-- START --

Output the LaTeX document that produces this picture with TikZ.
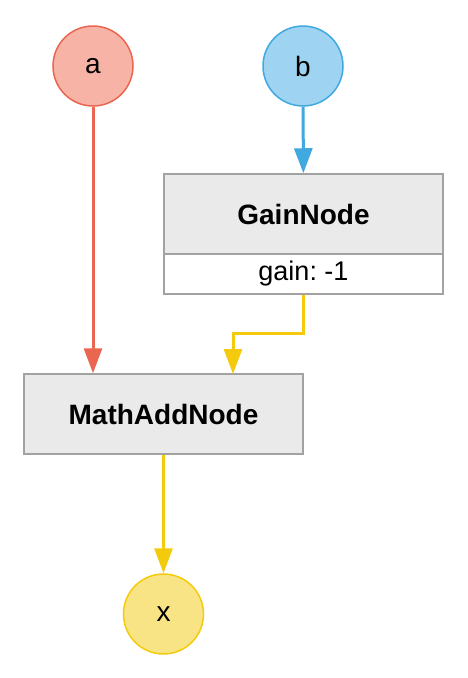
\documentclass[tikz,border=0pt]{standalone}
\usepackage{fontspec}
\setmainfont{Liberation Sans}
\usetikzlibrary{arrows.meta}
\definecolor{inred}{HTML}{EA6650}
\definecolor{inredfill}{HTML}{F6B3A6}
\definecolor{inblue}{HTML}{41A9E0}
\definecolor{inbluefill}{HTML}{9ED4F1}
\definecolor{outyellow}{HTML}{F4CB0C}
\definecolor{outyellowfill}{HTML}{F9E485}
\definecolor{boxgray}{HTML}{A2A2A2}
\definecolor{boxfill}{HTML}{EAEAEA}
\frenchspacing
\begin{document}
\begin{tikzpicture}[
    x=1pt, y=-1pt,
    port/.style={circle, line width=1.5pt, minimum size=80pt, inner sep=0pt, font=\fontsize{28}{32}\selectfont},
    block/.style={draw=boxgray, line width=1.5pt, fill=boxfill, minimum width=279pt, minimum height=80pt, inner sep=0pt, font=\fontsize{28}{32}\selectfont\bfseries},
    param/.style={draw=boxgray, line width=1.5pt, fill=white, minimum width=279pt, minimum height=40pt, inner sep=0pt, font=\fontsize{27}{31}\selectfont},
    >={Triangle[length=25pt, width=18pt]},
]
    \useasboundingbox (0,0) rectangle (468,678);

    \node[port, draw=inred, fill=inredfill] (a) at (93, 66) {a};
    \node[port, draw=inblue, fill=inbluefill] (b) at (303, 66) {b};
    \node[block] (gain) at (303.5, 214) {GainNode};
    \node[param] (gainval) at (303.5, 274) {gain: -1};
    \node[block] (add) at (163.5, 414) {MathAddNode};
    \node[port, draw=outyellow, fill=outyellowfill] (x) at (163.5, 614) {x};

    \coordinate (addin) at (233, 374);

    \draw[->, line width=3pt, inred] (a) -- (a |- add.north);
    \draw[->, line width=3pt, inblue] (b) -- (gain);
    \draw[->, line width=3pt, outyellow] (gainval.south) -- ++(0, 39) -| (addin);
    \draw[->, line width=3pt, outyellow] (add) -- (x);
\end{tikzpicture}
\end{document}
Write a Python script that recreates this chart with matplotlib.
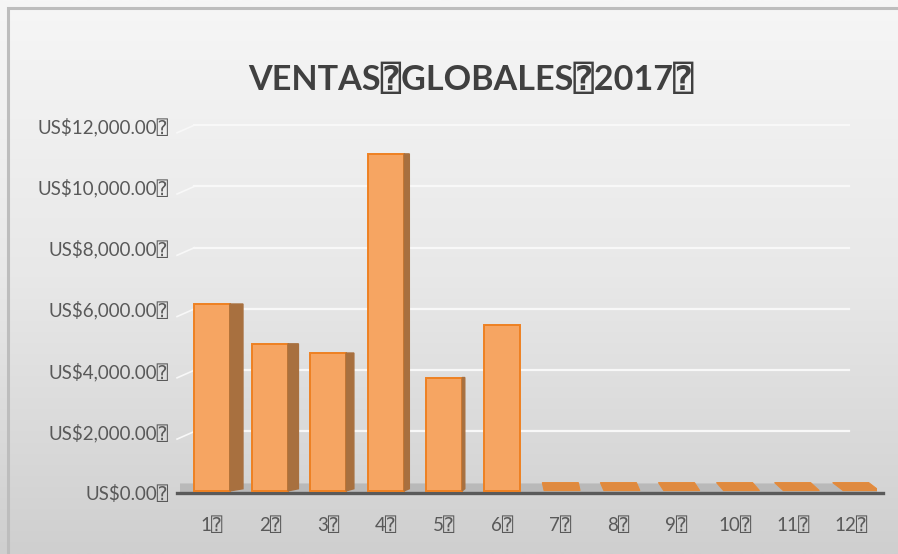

-- END --

(EXERCISE PROMPT)
Give the count of lines holding the word "this" and nothing more.

(THE COMPLETED TASK)
2